We know that the respondents whose attitudes are being investigated were mostly female, young and born in Malta/Italy. But the paper lacks proper descriptive statistics on participants! Also ‘education’ is a relevant potential confounding variable that is not taken into account. Please add some lines to section 3.1. Limitations of the study. 

 

As explained in lines 166 – 168, initially we have controlled for individualizing moral foundations, age, and education level. However, we found that age and education have little or no effect on the mediators and dependent variables in both samples. Consequentially, we ran the model using only the index of the individualizing moral foundations as a covariate.

 

The manuscript should follow the IMRD structure: Materials and Methods precede Results and Discussion.

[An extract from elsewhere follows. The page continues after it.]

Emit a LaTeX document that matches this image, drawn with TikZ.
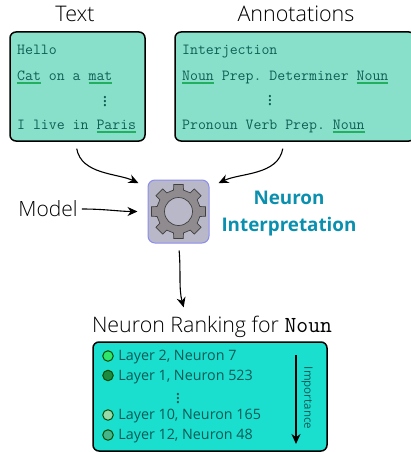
\documentclass[tikz,border=0pt]{standalone}
\usepackage{amsmath}
\usepackage{fontspec}
\setmainfont{Open Sans}
\newfontfamily\lightfont{Open Sans Light}
\setmonofont{Latin Modern Mono}
\usepackage{xcolor}
\usetikzlibrary{positioning, arrows.meta, calc}
\definecolor{boxColor}{HTML}{88E0CB}
\definecolor{rankColor}{HTML}{1ADFCF}
\definecolor{monoColor}{HTML}{0E5F53}
\definecolor{rankText}{HTML}{0C5A55}
\definecolor{underColor}{HTML}{22B060}
\definecolor{gearBack}{HTML}{B8B8C8}
\definecolor{gearEdge}{HTML}{8C8CF0}
\definecolor{gearColor}{HTML}{8F8B8F}
\definecolor{interpColor}{HTML}{0A8FAE}
\newcommand{\uword}[1]{\setbox0\hbox{#1}\rlap{\color{underColor}\rule[-3.6pt]{\wd0}{1.4pt}}#1}
\tikzset{
    databox/.style={
        draw=black,
        line width=1.5pt,
        rounded corners=6pt,
        fill=boxColor,
        inner sep=0pt
    },
    heading/.style={
        font=\fontsize{21.5}{24}\selectfont\lightfont,
        inner sep=0pt
    },
    monoline/.style={
        font=\fontsize{15.4}{18}\selectfont\ttfamily,
        text=monoColor,
        anchor=base west,
        inner sep=0pt
    },
    rankline/.style={
        font=\fontsize{14.3}{17}\selectfont,
        text=rankText,
        anchor=west,
        inner sep=0pt
    },
    rankdot/.style={
        circle,
        draw=black!70!green,
        line width=1pt,
        minimum size=10.5pt,
        inner sep=0pt
    },
    conn/.style={
        ->,
        >={Stealth[length=10pt,width=9pt]},
        line width=1.1pt
    },
    vdots/.style={
        font=\fontsize{18}{18}\selectfont,
        inner sep=0pt
    }
}

\begin{document}
\begin{tikzpicture}[x=1pt, y=1pt]
    \useasboundingbox (0,0) rectangle (410,-452);

    % Input boxes
    \node[databox, minimum width=135pt, minimum height=109pt] (textbox) at (77.5,-86.5) {};
    \node[databox, minimum width=240pt, minimum height=109pt] (annotbox) at (295,-86.5) {};
    \node[heading] (textlabel) at (75,-14) {Text};
    \node[heading] (annotlabel) at (296,-14) {Annotations};

    \node[monoline] (hello) at (17,-55) {Hello};
    \node[monoline] (cat) at (17,-80) {\uword{Cat} on a \uword{mat}};
    \node[vdots, text=monoColor] (textdots) at (105,-99) {$\vdots$};
    \node[monoline] (paris) at (17,-129) {I live in \uword{Paris}};

    \node[monoline] (interj) at (182,-55) {Interjection};
    \node[monoline] (nouns) at (182,-80) {\uword{\textbf{Noun}} Prep. Determiner \uword{\textbf{Noun}}};
    \node[vdots, text=monoColor] (annotdots) at (270,-98) {$\boldsymbol{\vdots}$};
    \node[monoline] (pronoun) at (182,-129) {Pronoun Verb Prep. \uword{\textbf{Noun}}};

    % Gear
    \node[draw=gearEdge, line width=1pt, fill=gearBack, rounded corners=7pt,
          minimum width=61pt, minimum height=63pt, inner sep=0pt] (gearbox) at (178.5,-211.5) {};
    \draw[draw=black!75, fill=gearColor, line width=0.7pt] ($(gearbox.center)+(-13:22pt)$)
        \foreach \ang in {0,45,...,315}{
            -- ($(gearbox.center)+(\ang-13:22pt)$)
            -- ($(gearbox.center)+(\ang-10:27.5pt)$)
            -- ($(gearbox.center)+(\ang+10:27.5pt)$)
            -- ($(gearbox.center)+(\ang+13:22pt)$)
        } -- cycle;
    \draw[draw=black!75, fill=gearBack, line width=0.7pt] (gearbox.center) circle (14pt);

    \node[heading, font=\fontsize{21}{24}\selectfont\lightfont] (modellabel) at (48,-209) {Model};
    \node[font=\fontsize{18.8}{27}\selectfont\bfseries, text=interpColor, align=center,
          inner sep=0pt] (interp) at (289,-213.5) {Neuron\\Interpretation};

    \draw[conn, shorten <=7pt, shorten >=10pt] ([xshift=-2pt]textbox.south) to[out=-80, in=155] (gearbox.142);
    \draw[conn, shorten <=7pt, shorten >=10pt] ([xshift=-11pt]annotbox.south) to[out=-100, in=25] (gearbox.38);
    \draw[conn, shorten <=4pt, shorten >=10pt] (modellabel.east) to[out=0, in=180] (gearbox.west);

    % Ranking
    \node[heading, font=\fontsize{21.4}{24}\selectfont\lightfont] (ranktitle) at (212,-327)
        {Neuron Ranking for {\fontsize{23}{24}\selectfont\ttfamily Noun}};
    \node[databox, fill=rankColor, minimum width=234pt, minimum height=109pt] (rankbox) at (210,-396.5) {};
    \draw[conn, shorten <=7pt, shorten >=9pt] (gearbox.south) to[out=-85, in=105] ([xshift=-26pt]ranktitle.north);

    \foreach \name/\dotcol/\ypos/\txt in {
        rowa/2EE66A/356/{Layer 2, Neuron 7},
        rowb/1D8A3F/375.5/{Layer 1, Neuron 523},
        rowc/97D9AA/415/{Layer 10, Neuron 165},
        rowd/45B68A/435/{Layer 12, Neuron 48}}{
        \definecolor{dotfill}{HTML}{\dotcol}
        \node[rankdot, fill=dotfill] (\name dot) at (108,-\ypos) {};
        \node[rankline, right=4.5pt of \name dot, yshift=-1.5pt] (\name) {\txt};
    }
    \node[vdots, text=rankText] (rankdots) at (178,-396) {$\vdots$};

    \coordinate (imptop) at (296,-355);
    \coordinate (impbot) at (296,-444);
    \draw[conn] (imptop) -- (impbot);
    \node[rotate=-90, font=\fontsize{11.5}{14}\selectfont, text=rankText, inner sep=0pt] (implabel) at (307,-398) {Importance};
\end{tikzpicture}
\end{document}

We followed the structure as suggested in the MDPI template.

 

Other comments

  • line 27: What do you mean by “binding morality”? Concepts should be defined before using them.

We changed that term with the “binding moral foundations” which has been defined in the introduction (line 50-51).

 

  • line 67: “that” => “than”

Corrected.

 

  • line 122: “binging” => “binding”

Corrected.

 

 

  • line 124: “one index of prejudice” add: “in Malta”

Done.

 

  • line 128: Table 1. What is the scale?

We specified in the title.

 

  • line 151: “ad exception”

Corrected.

 

  • line 222: Table 5. Legend is missing.

We added the legend.

 

 

  • line 281: When was the survey open (i.e. when was the data collected)?

We specified the period od data collection.

 

 

  • line 285: Faul et al. (2009) is missing from References

Added.

 

 

  • lines 298-326: Please add some examples of items.

Done.

 

 

  • lines 333-338 should be revised or deleted as the paper has nothing to do with public speakers, political leaders or journalists. Rather, the abstract mentions theoretical and practical implications - how about writing those?

We deleted this portion, and reviewed the discussion and conclusions.